Double body weight dead-lift, 1.5 bodyweight bench press, all times under 30 seconds in the 150 meter shuttle test, 100 (good!) push-ups in 4 minutes, 30(good!) chin-ups in 3 minutes, and 100 knee grabs in 3 minutes.

“Tough is not a measure of system, the measure of system is results”

Any closing thoughts?

My basic philosophy for training is lift heavy and sprint. There are other systems out there that were not designed to produce athletes, yet people do them because they are “tough”. We have to remember that tough is not a measure of system, the measure of system is results. Especially with our military. If you can find a system that has few injuries and develops the body style that you want, go with it. I believe one of those systems is TFW.

Martin Rooney PT Test.

100 knee grabs in 4 minutes: start flat on your back with hands on your shins and legs extended. Sit up and simultaneously pull your legs up and grab your shins to complete one rep.

SprintDead100 push-ups in 4 minutes: you can rest when you want, but clock keeps ticking. Elbows in and all the way up and down.

30 chin-ups in 3 minutes: you can rest when you want, but perfect form (aka, no kipping).

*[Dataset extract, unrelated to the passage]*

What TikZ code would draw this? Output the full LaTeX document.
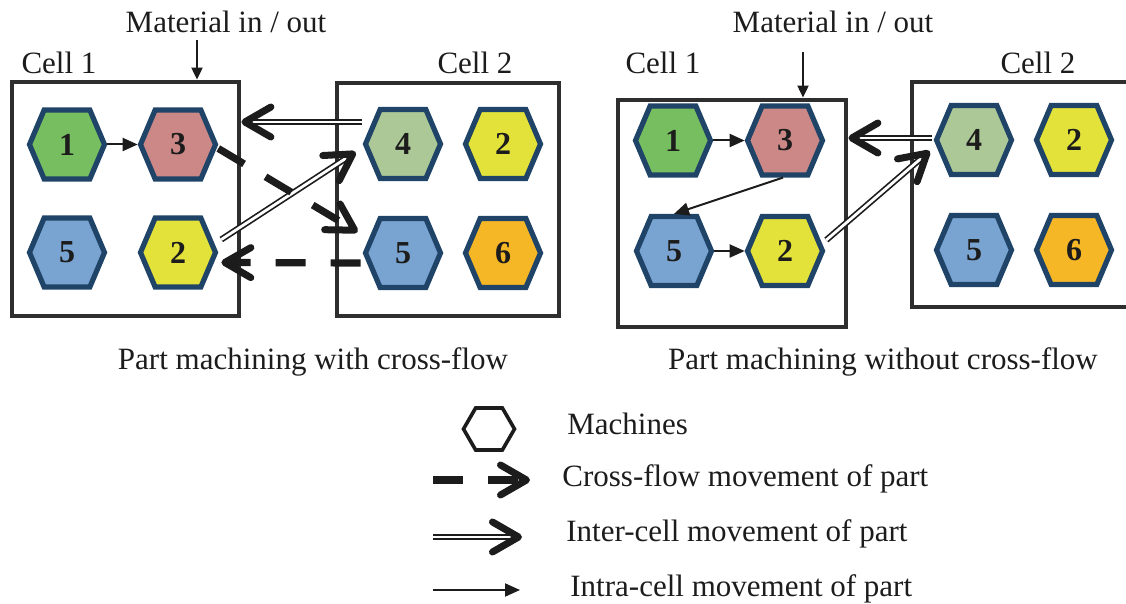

Double bodyweight deadlift.

1.5 times bodyweight bench press

150 meter shuttle run test: all times in under 30 seconds.

Measure off 37.5 meters. From a standing start run down and back then down and back to complete 150 meters. Rest 15 seconds and repeat, then rest 15 seconds and repeat a third and final time. All times must be under 30 seconds*.

*Authors note: this really, really, really sucks.

To learn more about Martin and the TFW system you can go to: http://www.trainingforwarriors.com/

Smart training leads to better sleep for everyone.

The Warrior, who believes in his training, can sleep better at night because he knows he is prepared. The people he protects, who believe in the Warrior, sleep better at night because they know he is prepared. The enemy; however, is restless because he too knows the Warrior is properly prepared. But the enemy’s restlessness is eventually quenched when the well-prepared Warrior grants him sleep eternal. So in the end, everyone sleeps better when you have a well-trained Warrior.